Dual Decomposition Method with Equality Constraints

Start for an initial dual guess \(u^{(0)}\), and repeats for \(k = 1, 2, 3, \cdots\)

• \(x_i^{(k)} \in \underset{x_i}{\mathrm{argmin}}\Big[f_i(x_i) + (u^{(k-1)})^TA_ix_i\Big],\ i = 1, \cdots, B\)

• \(\displaystyle u^{(k)} = u^{(k-1)} + t_k(\sum_{i=1}^{B}{A_ix_i^{(k)}} - b)\)

where the step sizes \(t_k\) are chosen using backtracing line search.

For the problem with inequality constraints

\[\begin{split} \begin{align} \min_x\ &\ \sum_{i=1}^{B}{f_i(x_i)}\\ \mathrm{subject\ to}\ &\ \sum_{i=1}^{B}{A_ix_i} \leq b \end{align} \end{split}\]

we have the dual decomposition algorithm as

Dual Decomposition Method with Inequality Constraints

Start for an initial dual guess \(u^{(0)}\), and repeats for \(k = 1, 2, 3, \cdots\)

• \(x_i^{(k)} \in \underset{x_i}{\mathrm{argmin}}\Big[f_i(x_i) + (u^{(k-1)})^TA_ix_i\Big],\ i = 1, \cdots, B\)

• \(\displaystyle u^{(k)} = \Big[u^{(k-1)} + t_k(\sum_{i=1}^{B}{A_ix_i^{(k)}} - b)\Big]_+\)

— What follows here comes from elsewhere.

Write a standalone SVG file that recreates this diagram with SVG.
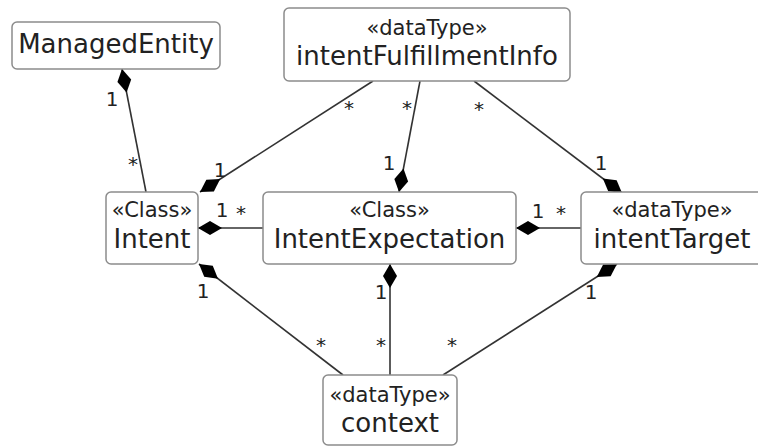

where the step sizes \(t_k\) are chosen using backtracing line search and \((u_+)_i = \max\{0, u_i\}.\)

Convergence Guarantees

When the objective function \(f\) is strongly convex with parameter \(d\), the dual gradient ascent with \(t_k = d\) converges at the rate of \(\mathcal{O}(1/\epsilon)\). Additionally, if \(\nabla f\) is also Lipschitz with parameter \(L\), then \(t_k = 2 / (1/d + 1/L)\) converges at the rate of \(\mathcal{O}(\log(1/\epsilon))\).